Nevertheless, Chatwin’s grandmother hadn’t been entirely off the mark. Argentina had, at least, been home to numerous large sauropods, the suborder of dinosaurs to which the Apatosaurus and Camarasaurus both belonged. In fact, just a couple of years before Chatwin’s death in 1989, an Argentinean rancher discovered some sauropod fossils that would soon be very big news in the world of dinosaurs. In 1993, paleontologists Rodolpho Coria and Jose Bonaparte classified the fossils as belonging to a hitherto unknown dinosaur, which they dubbed Argentinosaurus. It was the largest dinosaur—in fact, the largest land animal of any kind—to have been discovered at that time.

Thinking Big

The Argentinosaurus, which lived about 90 million years ago in the Upper Cretaceous period, weighed up to 100 tons and measured between 30 and 45 meters (100–150 feet) in length.
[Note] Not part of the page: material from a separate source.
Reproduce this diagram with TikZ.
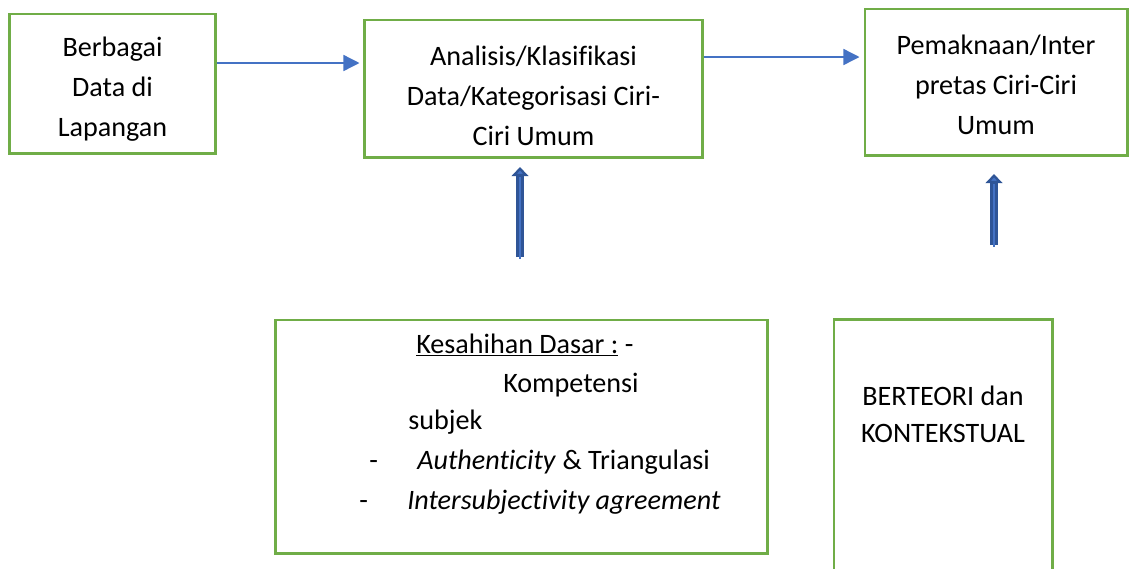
\documentclass[tikz,border=0pt]{standalone}
\usepackage{fontspec}
\setmainfont{Carlito}[Ligatures=NoCommon]
\usetikzlibrary{arrows.meta, positioning}
\definecolor{boxgreen}{HTML}{70AD47}
\definecolor{lineblue}{HTML}{4472C4}
\definecolor{liftdark}{HTML}{2F5597}

\begin{document}
\begin{tikzpicture}[x=0.025cm, y=-0.025cm,
	font=\fontsize{20}{28.5}\selectfont,
	box/.style={draw=boxgreen, line width=2.1pt, inner sep=0pt},
	boxtxt/.style={inner sep=0pt, align=center},
	txt/.style={inner sep=0pt, anchor=base west},
	flow/.style={-{Triangle[length=0.4cm, width=0.4cm]}, draw=lineblue, line width=1pt, shorten >=0.1cm},
	liftouter/.style={-{Triangle[length=0.23cm, width=0.42cm, fill=lineblue]}, draw=liftdark, line width=5.6pt},
	liftinner/.style={draw=lineblue, line width=2pt}]
	
	\clip (0,0) rectangle (1136,568);
	
	% 1. Top row of process boxes
	\node[box, minimum width=5.125cm, minimum height=3.475cm] (data) at (112.5,83.5) {};
	\node[boxtxt] (dataTxt) at (112.5,89.5) {Berbagai\\Data di\\Lapangan};
	\node[box, minimum width=8.425cm, minimum height=3.425cm] (analisis) at (533.5,88.5) {};
	\node[boxtxt] (analisisTxt) at (533.5,95.5) {Analisis/Klasifikasi\\Data/Kategorisasi Ciri-\\Ciri Umum};
	\node[box, minimum width=6.55cm, minimum height=3.65cm] (makna) at (996,82) {};
	\node[boxtxt] (maknaTxt) at (996,85) {Pemaknaan/Inter\\pretas Ciri-Ciri\\Umum};
	
	% Connectors between the boxes
	\coordinate (rowA) at (0,63);
	\coordinate (rowB) at (0,57);
	\draw[flow] (data.east |- rowA) -- (analisis.west |- rowA);
	\draw[flow] (analisis.east |- rowB) -- (makna.west |- rowB);
	
	% 2. Validity box (bottom left)
	\node[box, minimum width=12.275cm, minimum height=5.825cm] (sahih) at (521.5,436.5) {};
	\node[txt] (sahihA) at (416,353) {\underline{Kesahihan Dasar :} -};
	\node[txt] (sahihB) at (503,392) {Kompetensi};
	\node[txt] (sahihC) at (408,429) {subjek};
	\node[txt] (dashA) at (369,469) {-};
	\node[txt] (sahihD) at (417,469) {\textit{Authenticity} \& Triangulasi};
	\node[txt] (dashB) at (359,509) {-};
	\node[txt] (sahihE) at (407,509) {\textit{Intersubjectivity agreement}};
	
	% 3. Theory box (bottom right, runs off the page)
	\node[box, minimum width=5.45cm, minimum height=7.5cm] (teori) at (943,470) {};
	\node[inner sep=0pt, anchor=base] (teoriA) at (943,405) {BERTEORI dan};
	\node[inner sep=0pt, anchor=base] (teoriB) at (943,442) {KONTEKSTUAL};
	
	% 4. Upward block arrows
	\coordinate (liftAbot) at (520,257);
	\coordinate (liftAtop) at (520,167);
	\coordinate (liftBbot) at (994,245);
	\coordinate (liftBtop) at (994,174);
	\draw[liftouter] (liftAbot) -- (liftAtop);
	\draw[liftinner] ([yshift=-0.05cm]liftAbot) -- ([yshift=-0.25cm]liftAtop);
	\draw[liftouter] (liftBbot) -- (liftBtop);
	\draw[liftinner] ([yshift=-0.05cm]liftBbot) -- ([yshift=-0.25cm]liftBtop);
	
\end{tikzpicture}
\end{document}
As a plant eater, it was not the most fearsome creature, but I still wouldn’t want to meet one in a dark alley. Although only a small percentage of a full skeleton has been recovered so far, paleontologists have a pretty clear idea of what the entire creature must have looked like—enough to assemble a full-scale replica of the skeleton, which was recently installed in Atlanta’s Fernbank Museum of Natural History. (By law, dinosaur fossils cannot be removed from Argentina.)
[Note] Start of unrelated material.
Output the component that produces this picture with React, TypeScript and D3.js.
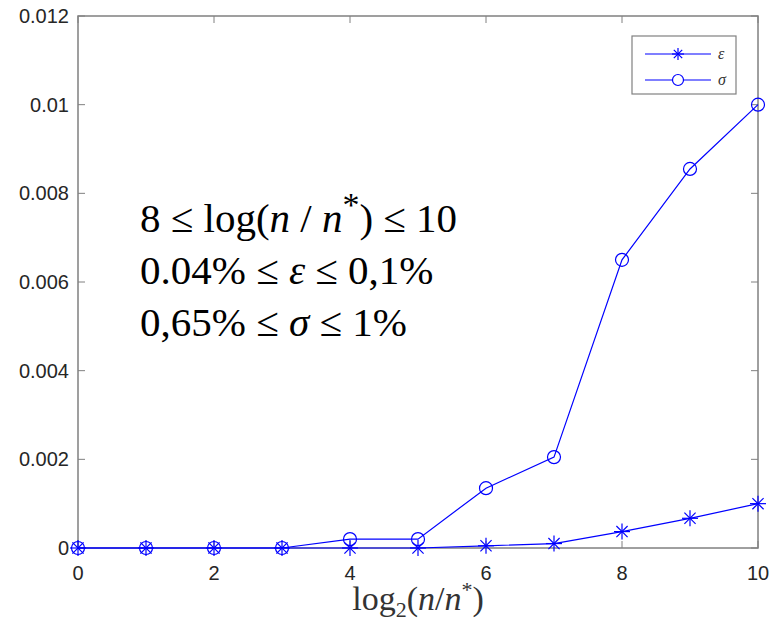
import React from "react";
import * as d3 from "d3";

const xs = [0, 1, 2, 3, 4, 5, 6, 7, 8, 9, 10];
const epsilon = [0, 0, 0, 0, 0, 0, 0.00005, 0.0001, 0.00037, 0.00067, 0.001];
const sigma = [0, 0, 0, 0, 0.0002, 0.0002, 0.00135, 0.00205, 0.0065, 0.00855, 0.01];
const xTicks = [0, 2, 4, 6, 8, 10];
const yTicks = [0, 0.002, 0.004, 0.006, 0.008, 0.01, 0.012];
const yTickLabels = ["0", "0.002", "0.004", "0.006", "0.008", "0.01", "0.012"];

const L = 78, R = 758, T = 16, B = 548;
const BLUE = "#0000ff";

function Star({ x, y, r = 8 }: { x: number; y: number; r?: number }) {
  const d = r * 0.7;
  return (
    <g stroke={BLUE} strokeWidth={1.2}>
      <line x1={x - r} y1={y} x2={x + r} y2={y} />
      <line x1={x} y1={y - r} x2={x} y2={y + r} />
      <line x1={x - d} y1={y - d} x2={x + d} y2={y + d} />
      <line x1={x - d} y1={y + d} x2={x + d} y2={y - d} />
    </g>
  );
}

export default function App() {
  const x = d3.scaleLinear().domain([0, 10]).range([L, R]);
  const y = d3.scaleLinear().domain([0, 0.012]).range([B, T]);
  const line = d3.line<number>().x((_, i) => x(xs[i])).y((d) => y(d));
  const axisColor = "#808080";
  const tickLen = 7;
  return (
    <svg width={771} height={622} style={{ position: "absolute", left: 0, top: 0, background: "#fff" }}>
      <rect x={0} y={0} width={771} height={622} fill="#fff" />
      {xTicks.map((t) => (
        <g key={"xt" + t} stroke={axisColor}>
          <line x1={x(t)} x2={x(t)} y1={B} y2={B - tickLen} />
          <line x1={x(t)} x2={x(t)} y1={T} y2={T + tickLen} />
        </g>
      ))}
      {yTicks.map((t) => (
        <g key={"yt" + t} stroke={axisColor}>
          <line x1={L} x2={L + tickLen} y1={y(t)} y2={y(t)} />
          <line x1={R} x2={R - tickLen} y1={y(t)} y2={y(t)} />
        </g>
      ))}
      <rect x={L} y={T} width={R - L} height={B - T} fill="none" stroke={axisColor} strokeWidth={1.5} />
      {xTicks.map((t) => (
        <text key={"xl" + t} x={x(t)} y={B + 32} textAnchor="middle" fontFamily="Liberation Sans, Arial, sans-serif" fontSize={20} fill="#262626">
          {t}
        </text>
      ))}
      {yTicks.map((t, i) => (
        <text key={"yl" + t} x={L - 9} y={y(t) + 7} textAnchor="end" fontFamily="Liberation Sans, Arial, sans-serif" fontSize={20} fill="#262626">
          {yTickLabels[i]}
        </text>
      ))}
      <path d={line(sigma) || ""} fill="none" stroke={BLUE} strokeWidth={1.2} />
      <path d={line(epsilon) || ""} fill="none" stroke={BLUE} strokeWidth={1.2} />
      {sigma.map((v, i) => (
        <circle key={"s" + i} cx={x(xs[i])} cy={y(v)} r={6.5} fill="none" stroke={BLUE} strokeWidth={1.2} />
      ))}
      {epsilon.map((v, i) => (
        <Star key={"e" + i} x={x(xs[i])} y={y(v)} />
      ))}
      <rect x={632} y={36} width={104} height={58} fill="#fff" stroke={axisColor} strokeWidth={1.2} />
      <line x1={645} x2={711} y1={54} y2={54} stroke={BLUE} strokeWidth={1.2} />
      <Star x={678} y={54} r={6} />
      <line x1={645} x2={711} y1={80} y2={80} stroke={BLUE} strokeWidth={1.2} />
      <circle cx={678} cy={80} r={5.5} fill="#fff" stroke={BLUE} strokeWidth={1.2} />
      <text x={718} y={59} fontFamily="Liberation Serif, serif" fontStyle="italic" fontSize={16} fill="#333">ε</text>
      <text x={718} y={85} fontFamily="Liberation Serif, serif" fontStyle="italic" fontSize={16} fill="#333">σ</text>
      <g fontFamily="Liberation Serif, Times New Roman, serif" fontSize={41} fill="#000">
        <text x={140} y={232}>
          8 ≤ log(<tspan fontStyle="italic">n</tspan> / <tspan fontStyle="italic">n</tspan>
          <tspan dy={-16} fontSize={34}>*</tspan>
          <tspan dy={16}>) ≤ 10</tspan>
        </text>
        <text x={140} y={284}>
          0.04% ≤ <tspan fontStyle="italic">ε</tspan> ≤ 0,1%
        </text>
        <text x={140} y={336}>
          0,65% ≤ <tspan fontStyle="italic">σ</tspan> ≤ 1%
        </text>
      </g>
      <text x={418} y={610} textAnchor="middle" fontFamily="Liberation Serif, serif" fontSize={34} fill="#333">
        log<tspan fontSize={22} dy={7}>2</tspan>
        <tspan dy={-7}>(</tspan>
        <tspan fontStyle="italic">n</tspan>/<tspan fontStyle="italic">n</tspan>
        <tspan fontSize={22} dy={-13}>*</tspan>
        <tspan dy={13}>)</tspan>
      </text>
    </svg>
  );
}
Humongous dinosaurs turn up with remarkable frequency in Patagonia. This is also where the fossils of a Giganotosaurus, the largest known carnivore, were found. A number of years ago several vertebrae were unearthed belonging to a still-unidentified dinosaur that may well challenge Argentinosaurus for the record of largest lizard ever. Be that as it may, there’s no question that this creature was immense. At a museum of paleontology in Trelew, Argentina, the rear leg bones and one vertebra of an Argentinosaurus are affixed to a wall inside a painted outline of the body, giving visitors a dramatic picture of how tall this animal would have been—far too large, the staff said, for an entire skeleton to fit inside the museum.

I saw the bones myself on a trip to Patagonia in 2004. Before we entered the museum, our guide warned us, delicately, that what we would be seeing was a scientific presentation based on evolutionary theory. We all thought that disclaimer was pretty funny—what else would you see in a paleontological museum? I can only guess that earlier tourists with strong fundamentalist religious beliefs had taken offense at the suggestion that life as we know it evolved over billions of years. Personally, I lack the faith to accept a timeline that would have involved Argentinosaurus tromping around Patagonia a mere few thousand years ago. If they had, we might easily discover one, flesh intact, in the nearest glacier. I’ll be the first to lay a skin fragment on Bruce Chatwin’s grave.